Architect’s certification is based on site observations and does not constitute a guarantee of work quality. |
Contractor submits, Architect certifies | |
| G703–1992 | Continuation Sheet. The schedule of values that supports G702. Lists each line item of work, amount completed to date, retainage withheld, and balance remaining. | Contractor submits with G702 | |
| G704–2017 | Certificate of Substantial Completion. Documents the date of substantial completion, lists punch list items, and allocates responsibility for insurance, utilities, and security between owner and contractor. Starts the warranty period. All three parties sign. | Architect issues, all three sign | |
| G709–2018 | Proposal Request. A pricing inquiry from the architect to the contractor for a potential change before a Change Order is issued. Does not authorize work — contractor responds with a cost and time proposal. | Architect issues to Contractor |
Change process ladder — A201 Article 7
Minor change in the work
No change to contract sum or time — architect issues written order alone
Construction Change Directive (CCD)
Used when parties cannot agree — architect prepares, owner signs, contractor must proceed
Change Order (G701)
Full agreement on scope, cost, and time — most formal, supersedes any related CCD
The ladder moves up in formality and parties required. A CCD can become a Change Order once cost and time are agreed. Minor changes cannot affect contract sum or time — if they do, the architect must use a CCD or Change Order instead.

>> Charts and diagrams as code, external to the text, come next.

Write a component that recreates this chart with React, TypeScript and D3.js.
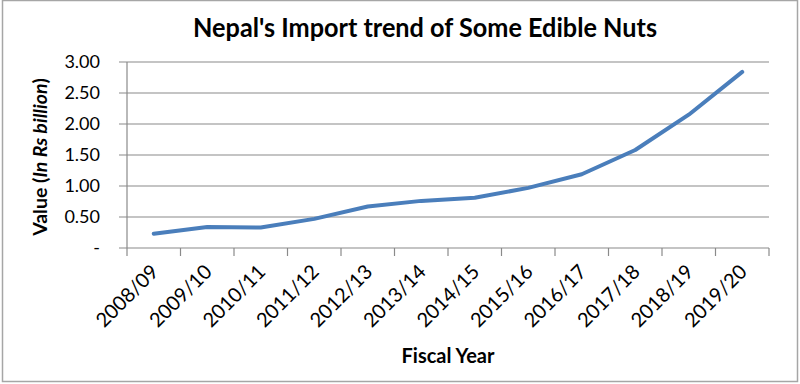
import * as d3 from "d3";
import React from "react";

const years = [
  "2008/09", "2009/10", "2010/11", "2011/12", "2012/13", "2013/14",
  "2014/15", "2015/16", "2016/17", "2017/18", "2018/19", "2019/20",
];
const importValue = [0.23, 0.34, 0.33, 0.47, 0.67, 0.76, 0.81, 0.97, 1.19, 1.58, 2.15, 2.84];
const yTicks = [0, 0.5, 1, 1.5, 2, 2.5, 3];

const width = 800;
const height = 384;
const margin = { top: 62, right: 31, bottom: 136, left: 127 };
const bodyWidth = width - margin.left - margin.right;
const bodyHeight = height - margin.top - margin.bottom;

const font = "Lato, 'Open Sans', sans-serif";
const gridColor = "#8a8a8a";

const App = () => {
  const xScale = d3.scaleBand().domain(years).range([0, bodyWidth]);
  const yScale = d3.scaleLinear().domain([0, 3]).range([bodyHeight, 0]);

  const line = d3
    .line<number>()
    .x((_, i) => (xScale(years[i]) as number) + xScale.bandwidth() / 2)
    .y((d) => yScale(d));

  const tickFmt = (v: number) => (v === 0 ? "-" : d3.format(".2f")(v));
  const xTicks = years.map((_, i) => i * xScale.step()).concat([bodyWidth]);

  return (
    <svg
      width={width}
      height={height}
      style={{ position: "absolute", left: 0, top: 0, background: "#fff" }}
      fontFamily={font}
    >
      <rect x={2.5} y={0.5} width={795} height={381} fill="#fff" stroke="#a6a6a6" strokeWidth={1.5} />

      <text
        x={425}
        y={37}
        textAnchor="middle"
        fontWeight="bold"
        fontSize={26}
        textLength={464}
        lengthAdjust="spacingAndGlyphs"
        fill="#000"
      >
        Nepal's Import trend of Some Edible Nuts
      </text>

      <g transform={`translate(${margin.left},${margin.top})`}>
        {/* grid + y ticks */}
        {yTicks.map((t) => (
          <g key={t} transform={`translate(0,${yScale(t)})`}>
            <line x1={-8} x2={bodyWidth} stroke={gridColor} strokeWidth={1.2} />
            <text x={-27} y={6} textAnchor="end" fontSize={18} fill="#000">
              {tickFmt(t)}
            </text>
          </g>
        ))}
        <line x1={0} x2={0} y1={0} y2={bodyHeight} stroke={gridColor} strokeWidth={1.2} />

        {/* x ticks */}
        {xTicks.map((x, i) => (
          <line key={i} x1={x} x2={x} y1={bodyHeight} y2={bodyHeight + 8} stroke={gridColor} strokeWidth={1.2} />
        ))}
        {years.map((y) => (
          <text
            key={y}
            transform={`translate(${(xScale(y) as number) + xScale.bandwidth() / 2 + 6},${bodyHeight + 25}) rotate(-45)`}
            textAnchor="end"
            fontSize={20}
            fill="#000"
          >
            {y}
          </text>
        ))}

        <path
          d={line(importValue) as string}
          fill="none"
          stroke="#4a7ebb"
          strokeWidth={4}
          strokeLinejoin="round"
          strokeLinecap="round"
        />
      </g>

      <text
        transform={`translate(47,157) rotate(-90)`}
        textAnchor="middle"
        fontWeight="bold"
        fontSize={19.5}
        fill="#000"
      >
        Value (<tspan fontStyle="italic">In Rs billion</tspan>)
      </text>

      <text x={448} y={363} textAnchor="middle" fontWeight="bold" fontSize={20} fill="#000">
        Fiscal Year
      </text>
    </svg>
  );
};

export default App;
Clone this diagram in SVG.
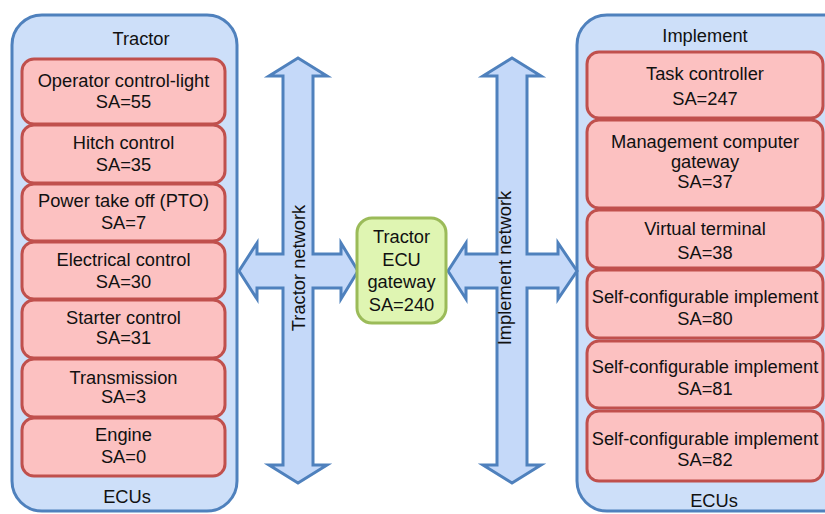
<svg xmlns="http://www.w3.org/2000/svg" width="825" height="514" viewBox="0 0 825 514">
<style>
text{font-family:"Liberation Sans",Arial,sans-serif;font-size:18.3px;fill:#111;text-anchor:middle}
.panel{fill:#cddff9;stroke:#4f81bd;stroke-width:3}
.ecu{fill:#fcc1c1;stroke:#c0504d;stroke-width:3}
.gw{fill:#dff5b2;stroke:#9bbb59;stroke-width:3}
.arrow{fill:#c5d9f9;stroke:#4f81bd;stroke-width:3}
</style>
<rect width="825" height="514" fill="#fff"/>
<g id="tractor-panel">
<rect class="panel" x="12" y="15" width="225" height="496" rx="30"/>
<text x="141" y="45">Tractor</text>
<text x="127" y="503">ECUs</text>
</g>
<g id="implement-panel">
<rect class="panel" x="577" y="15" width="280" height="496" rx="30"/>
<text x="705" y="42">Implement</text>
<text x="714" y="507">ECUs</text>
</g>
<g id="connectors">
<polygon class="arrow" points="298,58 327,76 313,76 313,254 341,254 341,243 358,271 341,299 341,288 313,288 313,465 327,465 298,483 269,465 283,465 283,288 257,288 257,299 239,271 257,243 257,254 283,254 283,76 269,76"/>
<text transform="translate(305,268) rotate(-90)" x="0" y="0">Tractor network</text>
<polygon class="arrow" points="512,58 541,76 527,76 527,254 558,254 558,243 577,271 558,299 558,288 527,288 527,465 541,465 512,483 483,465 497,465 497,288 466,288 466,299 448,271 466,243 466,254 497,254 497,76 483,76"/>
<text transform="translate(511,268) rotate(-90)" x="0" y="0">Implement network</text>
</g>
<g id="operator-control-light"><rect class="ecu" x="22" y="59" width="203" height="65" rx="12"/><text x="123.5" y="87">Operator control-light</text><text x="123.5" y="108">SA=55</text></g>
<g id="hitch-control"><rect class="ecu" x="22" y="125" width="203" height="58" rx="12"/><text x="123.5" y="149">Hitch control</text><text x="123.5" y="171">SA=35</text></g>
<g id="pto"><rect class="ecu" x="22" y="184" width="203" height="57" rx="12"/><text x="123.5" y="207">Power take off (PTO)</text><text x="123.5" y="229">SA=7</text></g>
<g id="electrical-control"><rect class="ecu" x="22" y="242" width="203" height="57" rx="12"/><text x="123.5" y="266">Electrical control</text><text x="123.5" y="288">SA=30</text></g>
<g id="starter-control"><rect class="ecu" x="22" y="300" width="203" height="58" rx="12"/><text x="123.5" y="324">Starter control</text><text x="123.5" y="344">SA=31</text></g>
<g id="transmission"><rect class="ecu" x="22" y="359" width="203" height="58" rx="12"/><text x="123.5" y="384">Transmission</text><text x="123.5" y="403">SA=3</text></g>
<g id="engine"><rect class="ecu" x="22" y="418" width="203" height="58" rx="12"/><text x="123.5" y="441">Engine</text><text x="123.5" y="463">SA=0</text></g>
<g id="task-controller"><rect class="ecu" x="587" y="52" width="236" height="66" rx="12"/><text x="705" y="80">Task controller</text><text x="705" y="105">SA=247</text></g>
<g id="management-gateway"><rect class="ecu" x="587" y="120" width="236" height="88" rx="12"/><text x="705" y="148">Management computer</text><text x="705" y="168">gateway</text><text x="705" y="188">SA=37</text></g>
<g id="virtual-terminal"><rect class="ecu" x="587" y="210" width="236" height="58" rx="12"/><text x="705" y="235">Virtual terminal</text><text x="705" y="259">SA=38</text></g>
<g id="sci-80"><rect class="ecu" x="587" y="270" width="236" height="68" rx="12"/><text x="705" y="303">Self-configurable implement</text><text x="705" y="325">SA=80</text></g>
<g id="sci-81"><rect class="ecu" x="587" y="341" width="236" height="67" rx="12"/><text x="705" y="373">Self-configurable implement</text><text x="705" y="395">SA=81</text></g>
<g id="sci-82"><rect class="ecu" x="587" y="411" width="236" height="70" rx="12"/><text x="705" y="445">Self-configurable implement</text><text x="705" y="466">SA=82</text></g>
<g id="tractor-ecu-gateway"><rect class="gw" x="357" y="218" width="89" height="105" rx="15"/><text x="401.5" y="243">Tractor</text><text x="401.5" y="266">ECU</text><text x="401.5" y="288">gateway</text><text x="401.5" y="311">SA=240</text></g>
</svg>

Delivery methods at a glance
The ARE tests three primary delivery methods across PjM and PcM. Here is how the AIA contracts map to each:
| Delivery method | Owner-Contractor | Owner-Architect | General Conditions |
|---|---|---|---|
| Design-Bid-Build | A101 | B101 | A201 |
| CM at-Risk | A133 | B101 | A201 |
| Design-Build | A141 (Owner ↔ DB) | B143 (DB ↔ Architect) | Separate design-build general conditions (not A201) |
| IPD | A195 | B195 | A295 |
Most tested concepts by division
CE — Construction & Evaluation
Change Orders (G701), payment applications (G702/G703), substantial completion (G704), proposal requests (G709), architect’s CA duties under A201 and B101, bidding under A701.
PjM — Project Management
Delivery method comparisons (A101 vs A133 vs A141 vs A195), contractor involvement timing, IPD governance under A295 and B195, consultant coordination under C401, change management under A201.
PcM — Practice Management
Architect’s standard of care and liability under B101, instruments of service ownership, consultant agreements under C401, architect’s role in design-build (B143), risk allocation across delivery methods.
Final exam tip
When you see an AIA contract number on the ARE, ask three questions: Who are the parties? What delivery method does this belong to? What phase of the project does it govern? Answer those three questions and you will be able to eliminate wrong answers quickly — even on contracts you have not studied in depth.